I am seeing this as well.. Did you manage to solve it ?

Hi,

I am also experiencing this problem with the grok filter. Previously, LS was able to ingest my logs without any problems.
My version is logstash-2.3.2-1.noarch.

Could any developer take a look at it?

Can you share your configuration and sample log lines? this looks like an stalled pipeline is preventing you to move forward.

This problem occurs when the number of lines inside the logfile you want to analyze is big. Debugging with a logfile containing 10 lines works and the grok filter evaluates the lines perfectly. It is not a problem with the regular expression patterns and the very same patterns worked before.
Increasing the number of lines makes logstash to stall by the grok filter:
{"inflight_count"=>45, "stalling_thread_info"=>{["LogStash::Filters::Grok", {"patterns_dir"=>["/etc/logstash/patterns/"], "match"=>{"message"=>"%{TRAN
SFER_CLASSIC}"}, "periodic_flush"=>"true", "remove_field"=>["message"]}]=>[{"thread_id"=>20, "name"=>"[main]>worker1", "current_call"=>"[...]/vendor/b
undle/jruby/1.9/gems/jls-grok-0.11.2/lib/grok-pure.rb:177:in `match'"}]}} {:level=>:warn}

I have run logstash on the same machine where the logs are located trying to isolate the problem. I have simplified the configuration file and the problem still persists:
input {
file {
path => "/var/test/*.log"
start_position => beginning
sincedb_path => "/dev/null"
type => "billing"
ignore_older => 0
}
}
filter {

grok {
patterns_dir => ["/etc/logstash/patterns/"]
match => { "message" => "%{TRANSFER_CLASSIC}" }
periodic_flush => true
remove_field => [ "message" ]
}

date {
match => [ "billing_time", "MM.dd HH:mm:ss" ]
timezone => "CET"
remove_field => [ "billing_time" ]
}

}

output {
stdout {
codec => rubydebug
}
}

I want to remark that the patterns have been tested and worked with previous versions of logstash. Version is logstash-2.3.2-1.noarch. Operating system is Scientific Linux 7 (based on RedHat) and we use openjdk.

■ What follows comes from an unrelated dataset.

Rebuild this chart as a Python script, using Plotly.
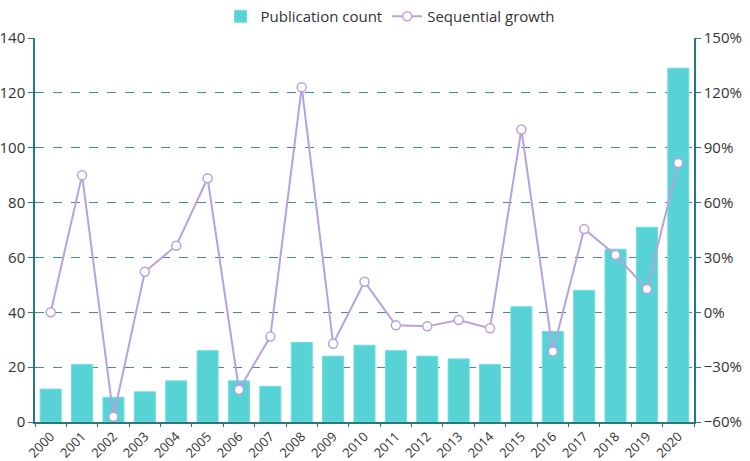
import plotly.graph_objects as go

years = [str(y) for y in range(2000, 2021)]
counts = [12, 21, 9, 11, 15, 26, 15, 13, 29, 24, 28, 26, 24, 23, 21, 42, 33, 48, 63, 71, 129]
growth = [0, 75, -57.1, 22.2, 36.4, 73.3, -42.3, -13.3, 123.1, -17.2, 16.7, -7.1, -7.7, -4.2, -8.7,
          100, -21.4, 45.5, 31.3, 12.7, 81.7]

axis_col = "#27787f"
grid_col = "#3f8f95"
bar_col = "#57d3d6"
line_col = "#b7a2df"
font_fam = "Open Sans, Noto Sans, sans-serif"

fig = go.Figure()
fig.add_trace(go.Bar(
    x=years, y=counts, name="Publication count",
    marker=dict(color=bar_col, line=dict(color="#6fdde0", width=1)),
    yaxis="y",
))
fig.add_trace(go.Scatter(
    x=years, y=growth, name="Sequential growth", mode="lines+markers",
    line=dict(color=line_col, width=2),
    marker=dict(symbol="circle", size=9, color="white", line=dict(color=line_col, width=1.5)),
    yaxis="y2", cliponaxis=False,
))

fig.update_layout(
    width=750, height=461,
    margin=dict(l=35, r=56, t=38, b=39, autoexpand=False),
    plot_bgcolor="white", paper_bgcolor="white",
    font=dict(family=font_fam, size=14, color="#333333"),
    bargap=0.33,
    legend=dict(orientation="h", xref="container", yref="container",
                x=0.52, xanchor="center", y=1.0, yanchor="top",
                font=dict(size=15), itemwidth=30, traceorder="normal"),
    xaxis=dict(
        type="category", range=[-0.5, 20.5], tickangle=-45, tickson="boundaries",
        ticks="outside", ticklen=3, tickcolor=axis_col,
        showline=True, linecolor=axis_col, linewidth=1.5,
        showgrid=False, automargin=False, tickfont=dict(size=13),
    ),
    yaxis=dict(
        range=[0, 140], dtick=20, ticks="outside", ticklen=5, tickcolor=axis_col,
        showline=True, linecolor=axis_col, linewidth=1.5,
        showgrid=True, gridcolor=grid_col, griddash="dash", gridwidth=1,
        zeroline=False, automargin=False, tickfont=dict(size=15),
    ),
    yaxis2=dict(
        overlaying="y", side="right", range=[-60, 150], dtick=30, ticksuffix="%",
        ticks="outside", ticklen=5, tickcolor=axis_col,
        showline=True, linecolor=axis_col, linewidth=1.5,
        showgrid=False, zeroline=False, automargin=False, tickfont=dict(size=15),
    ),
)

fig.write_html("out.html", config={"displayModeBar": False},
               post_script="document.body.style.margin='0px';")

Any help will be appreciated.

it is most likely due to the grok pattern choking on something.

I ended writing up a manual parser in ruby (plenty of examples available on the interwebs) and parsing the problematic log file manually.

It showed that URLs with "app-android://" choked the parsing process - and I changed the field type to something less strict (like NOTSPACE) and the problem went away..

Mike